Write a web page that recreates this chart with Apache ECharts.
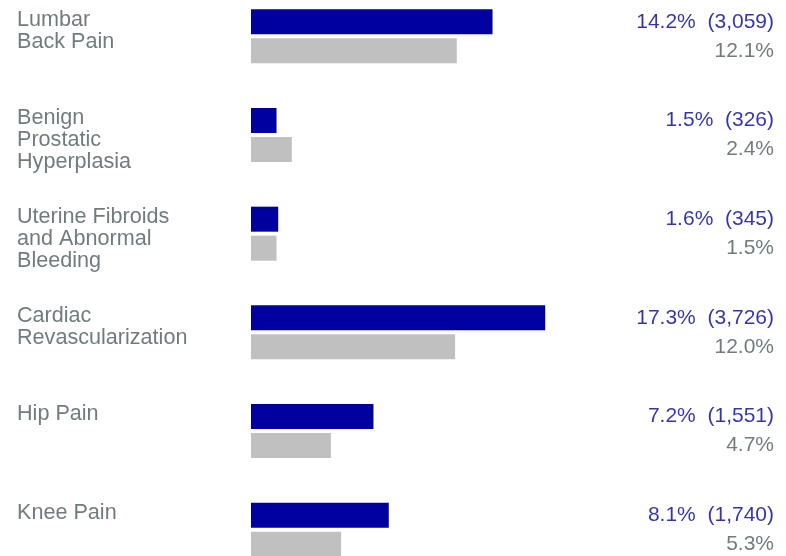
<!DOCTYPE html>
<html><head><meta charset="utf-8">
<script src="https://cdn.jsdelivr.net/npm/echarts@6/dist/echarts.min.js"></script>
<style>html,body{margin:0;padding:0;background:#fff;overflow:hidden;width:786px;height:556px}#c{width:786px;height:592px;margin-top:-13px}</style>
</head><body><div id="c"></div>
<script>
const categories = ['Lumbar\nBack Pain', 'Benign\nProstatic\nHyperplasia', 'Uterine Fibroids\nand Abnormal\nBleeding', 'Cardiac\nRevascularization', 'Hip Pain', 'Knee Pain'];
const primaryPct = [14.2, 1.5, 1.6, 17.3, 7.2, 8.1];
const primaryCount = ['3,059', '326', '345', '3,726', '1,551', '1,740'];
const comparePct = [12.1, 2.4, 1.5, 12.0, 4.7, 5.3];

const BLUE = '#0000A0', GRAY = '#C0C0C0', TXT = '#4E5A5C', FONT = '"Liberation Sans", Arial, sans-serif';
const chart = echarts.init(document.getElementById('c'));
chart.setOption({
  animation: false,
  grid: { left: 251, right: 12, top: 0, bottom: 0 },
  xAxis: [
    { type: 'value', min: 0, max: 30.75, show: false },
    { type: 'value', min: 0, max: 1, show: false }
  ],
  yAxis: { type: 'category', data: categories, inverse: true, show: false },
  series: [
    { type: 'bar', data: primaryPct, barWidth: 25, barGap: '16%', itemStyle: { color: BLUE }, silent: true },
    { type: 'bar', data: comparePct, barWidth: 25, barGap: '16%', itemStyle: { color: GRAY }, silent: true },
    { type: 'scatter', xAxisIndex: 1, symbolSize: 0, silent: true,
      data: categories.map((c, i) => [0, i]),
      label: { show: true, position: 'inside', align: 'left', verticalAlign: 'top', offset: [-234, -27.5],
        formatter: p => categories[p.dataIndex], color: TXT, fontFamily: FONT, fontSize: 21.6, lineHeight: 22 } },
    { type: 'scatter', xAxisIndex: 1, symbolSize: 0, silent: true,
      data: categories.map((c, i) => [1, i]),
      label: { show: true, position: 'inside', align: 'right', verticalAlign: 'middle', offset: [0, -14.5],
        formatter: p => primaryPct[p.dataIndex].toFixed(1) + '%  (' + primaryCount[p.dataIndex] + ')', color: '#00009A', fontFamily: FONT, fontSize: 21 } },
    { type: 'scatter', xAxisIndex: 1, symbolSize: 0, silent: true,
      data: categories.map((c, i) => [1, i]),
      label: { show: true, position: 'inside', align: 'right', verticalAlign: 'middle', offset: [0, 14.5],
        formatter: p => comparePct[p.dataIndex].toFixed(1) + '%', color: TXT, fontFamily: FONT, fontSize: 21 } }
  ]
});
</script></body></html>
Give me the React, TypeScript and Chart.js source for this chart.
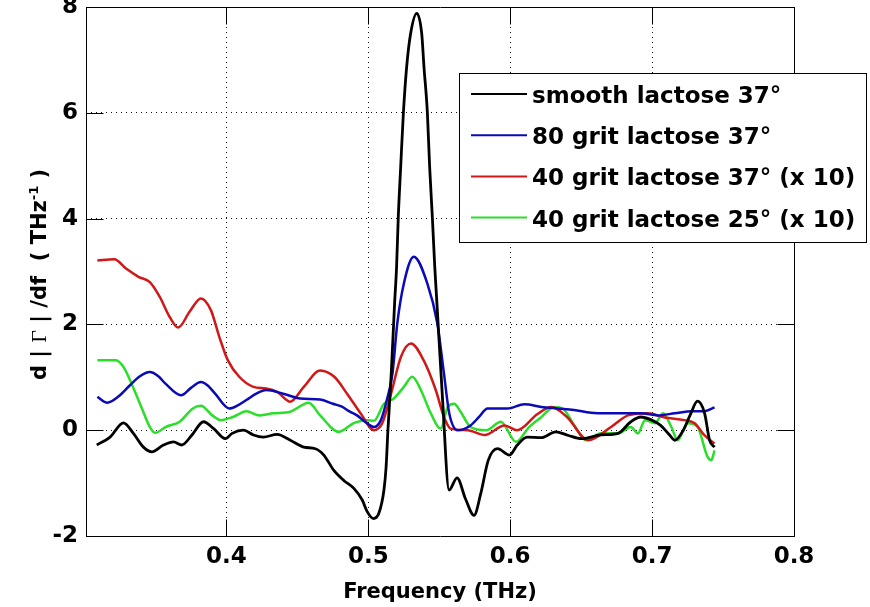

──────

Request: Only lines with the word "this" should be collected from the material.

Reply to the exercise:
Write a web page that recreates this chart with Apache ECharts.
Give me the React, TypeScript and Chart.js source for this chart.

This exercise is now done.